26 Feb 2025

Rethinking regulatory resilience in times of crisis

In a SAFE-CEPR Policy Web Seminar, experts discussed how timely regulatory intervention can prevent financial crises from escalating

Delayed regulatory action worsens financial losses and forces bailouts, argued Enrico Perotti. This became particularly evident in the March 2023 crisis when Credit Suisse failed to raise questions about preventing bank runs. In the discussion, the economist from the University of Amsterdam highlighted an "intervention gap" between recognizing distress and taking decisive action.  

On 13 February 2025, during the SAFE – CEPR Policy Web Seminar “Financial Resilience as Flood Containment”, Perotti presented his findings followed by a discussion with Mathias Dewatripont from the Solvay Brussels School of Economics and Management and CEPR and Loriana Pelizzon from SAFE and CEPR as moderator.

The role of supervisory response in financial crises

Perotti said that legal uncertainty and fears of triggering market panic prevented a quick supervisory response. Drawing an analogy to flood control, he stressed that effective crisis management requires timely interventions to disrupt self-reinforcing bank runs. "Once distress starts, banks are not very resilient. The key issue is that we delay intervention, hoping the problem will go away," Perotti stated. "But that only causes larger losses, undermining recovery and ultimately leading to bailouts. We need clear mandates for timely action."

While Basel III regulations provide shock resistance, banks remain vulnerable once distress sets in. In the seminar, Perotti proposed measures such as prepositioned collateral for swift liquidity support, redemption charges to slow withdrawals and prevent panic, contingent AT1 debt conversion for rapid recapitalization, and proactive central bank lender-of-last-resort mechanisms. These tools, he argued, act against financial distress, buying time for stabilization. 

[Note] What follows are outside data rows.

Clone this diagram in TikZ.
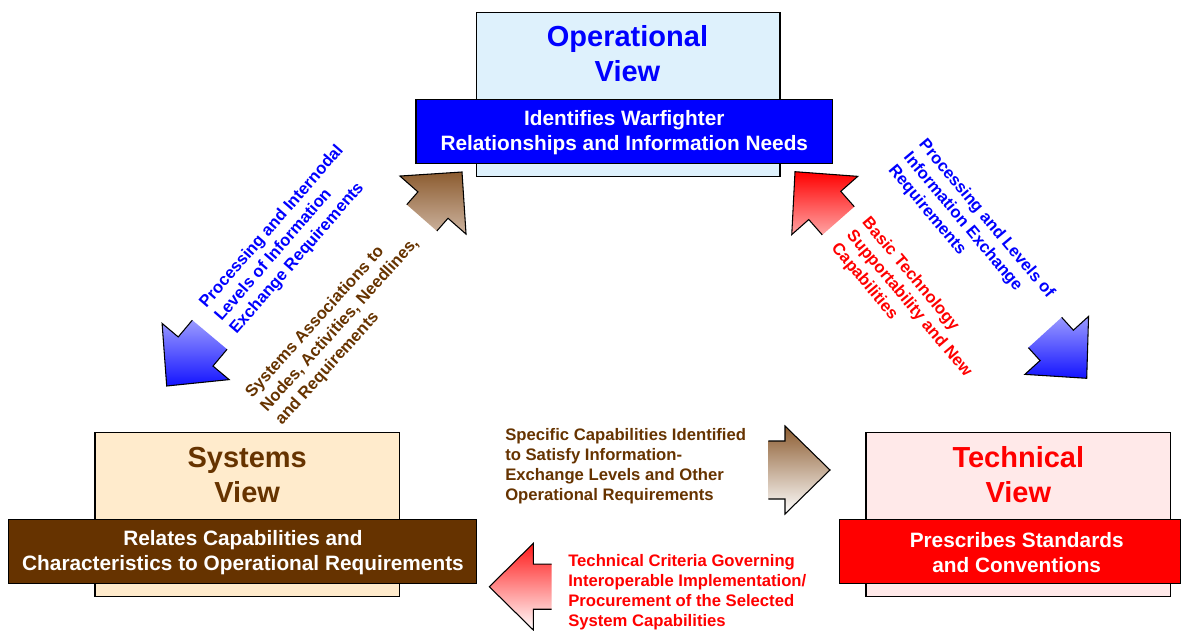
\documentclass[tikz,border=0pt]{standalone}
\usepackage{fontspec}
\setmainfont{Liberation Sans}
\usetikzlibrary{calc}
\definecolor{opblue}{RGB}{0,0,255}
\definecolor{opfill}{RGB}{222,241,252}
\definecolor{sysbrown}{RGB}{102,51,0}
\definecolor{sysfill}{RGB}{255,235,204}
\definecolor{tecred}{RGB}{255,0,0}
\definecolor{tecfill}{RGB}{255,233,233}
\definecolor{brtop}{RGB}{140,92,48}
\definecolor{brbot}{RGB}{205,180,160}
\definecolor{bltop}{RGB}{155,155,255}
\definecolor{blbot}{RGB}{20,20,255}
\definecolor{rdbot}{RGB}{255,165,165}

\tikzset{
  viewbox/.style={draw=black, line width=0.9pt, inner sep=0pt, minimum height=123pt},
  banner/.style={draw=black, line width=0.9pt, inner sep=0pt, minimum height=48pt},
  titletext/.style={font=\fontsize{21.75}{26.25}\selectfont\bfseries, align=center, inner sep=0pt},
  bannertext/.style={font=\fontsize{15.6}{18.75}\selectfont\bfseries, text=white, align=center, inner sep=0pt},
  labeltext/.style={font=\fontsize{12.5}{15}\selectfont\bfseries, align=left, inner sep=0pt},
  arrowline/.style={draw=black, line width=0.8pt, line join=miter},
}

% #1 tip, #2 tail centre, #3 head length, #4 head half width, #5 shaft half width, #6 shading
\newcommand\blockarr[6]{%
  \coordinate (bt) at #1;
  \coordinate (bs) at #2;
  \coordinate (bh) at ($(bt)!#3!(bs)$);
  \coordinate (b1) at ($(bh)!#4!90:(bt)$);
  \coordinate (b2) at ($(bh)!#4!-90:(bt)$);
  \coordinate (i1) at ($(bh)!#5!90:(bt)$);
  \coordinate (i2) at ($(bh)!#5!-90:(bt)$);
  \coordinate (s1) at ($(bs)!#5!90:(bt)$);
  \coordinate (s2) at ($(bs)!#5!-90:(bt)$);
  \shade[#6] (s1) -- (i1) -- (b1) -- (bt) -- (b2) -- (i2) -- (s2) -- cycle;
  \draw[arrowline] (s1) -- (i1) -- (b1) -- (bt) -- (b2) -- (i2) -- (s2);
}

\begin{document}
\begin{tikzpicture}[x=0.75pt, y=-0.75pt]
\useasboundingbox (0,0) rectangle (1181,631);

% ---- block arrows ----
\blockarr{(462,172)}{(421.8,217.8)}{33pt}{33pt}{15pt}{top color=brtop, bottom color=brbot}
\blockarr{(166.7,386)}{(209.7,334.7)}{33.75pt}{32.8pt}{17pt}{top color=bltop, bottom color=blbot}
\blockarr{(795,171.7)}{(838.3,220.8)}{33.75pt}{33pt}{16pt}{top color=tecred, bottom color=rdbot}
\blockarr{(1086.7,378.3)}{(1045,332.5)}{33.4pt}{32.3pt}{16.9pt}{top color=bltop, bottom color=blbot}
\blockarr{(830,470)}{(768.3,470)}{33.75pt}{33pt}{21.75pt}{top color=brtop, bottom color=white}
\blockarr{(489.3,586.7)}{(551.7,586.7)}{33pt}{32.5pt}{16.9pt}{top color=tecred!90, bottom color=white}

% ---- Operational view ----
\node[viewbox, fill=opfill, minimum width=227.5pt] (opbox) at (628.3,94.7) {};
\node[titletext, text=opblue] (optitle) at (627.5,54) {Operational\\View};
\node[banner, fill=opblue, minimum width=312.5pt] (opban) at (624.3,131.3) {};
\node[bannertext] (optext) at (624.3,132.5) {Identifies Warfighter\\Relationships and Information Needs};

% ---- Systems view ----
\node[viewbox, fill=sysfill, minimum width=228.2pt] (sysbox) at (247.2,514.7) {};
\node[titletext, text=sysbrown] (systitle) at (247.2,475) {Systems\\View};
\node[banner, fill=sysbrown, minimum width=351.3pt] (sysban) at (242.5,551.3) {};
\node[bannertext] (systext) at (243,552.5) {Relates Capabilities and\\Characteristics to Operational Requirements};

% ---- Technical view ----
\node[viewbox, fill=tecfill, minimum width=228.5pt] (tecbox) at (1018.3,514.7) {};
\node[titletext, text=tecred] (tectitle) at (1018.3,475) {Technical\\View};
\node[banner, fill=tecred, minimum width=255.9pt] (tecban) at (1009.9,551.3) {};
\node[bannertext] (tectext) at (1016.7,552.5) {Prescribes Standards\\and Conventions};

% ---- labels ----
\node[labeltext, text=opblue, rotate=49] (lblA) at (287,240) {Processing and Internodal\\Levels of Information\\Exchange Requirements};
\node[labeltext, text=sysbrown, rotate=48] (lblB) at (340,325) {Systems Associations to\\Nodes, Activities, Needlines,\\and Requirements};
\node[labeltext, text=opblue, rotate=-50] (lblC) at (971,232) {Processing and Levels of\\Information Exchange\\Requirements};
\node[labeltext, text=tecred, rotate=-50] (lblD) at (909,304) {Basic Technology\\Supportability and New\\Capabilities};
\node[labeltext, text=sysbrown, anchor=west] (lblE) at (505,466) {Specific Capabilities Identified\\to Satisfy Information-\\Exchange Levels and Other\\Operational Requirements};
\node[labeltext, text=tecred, anchor=west] (lblF) at (568,592) {Technical Criteria Governing\\Interoperable Implementation/\\Procurement of the Selected\\System Capabilities};
\end{tikzpicture}
\end{document}
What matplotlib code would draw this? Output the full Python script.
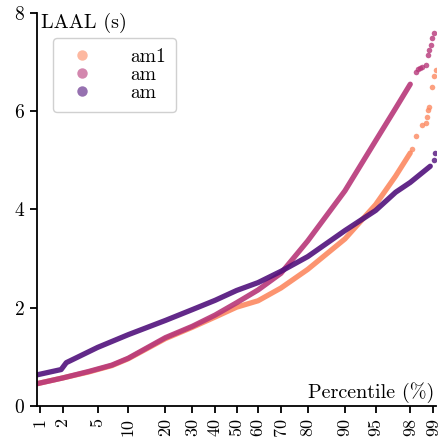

Please accept marketing cookies to watch this video.

Dewatripont largely agreed with Perotti’s framework, particularly the flood management analogy and the issue of regulatory procrastination. "We have this resilience problem of procrastination," Dewatripont noted. "Even though Basel III has reinforced resistance, hesitation in acting early—out of fear of triggering market panic—has made crises worse.”   According to him, the Credit Suisse case highlighted the risks of delayed intervention, though he viewed its resolution as ultimately successful.

Dewatripont questioned the applicability of money market fund regulations to broader bank resilience. Additionally, he suggested balancing deposit protection with an element of strategic ambiguity to avoid moral hazard.
The seminar underscored the need for proactive regulatory frameworks prioritizing early intervention over last-resort bailouts. While opinions varied on specific solutions, there was consensus on addressing the "intervention gap” between an identified issue and the necessary action being taken.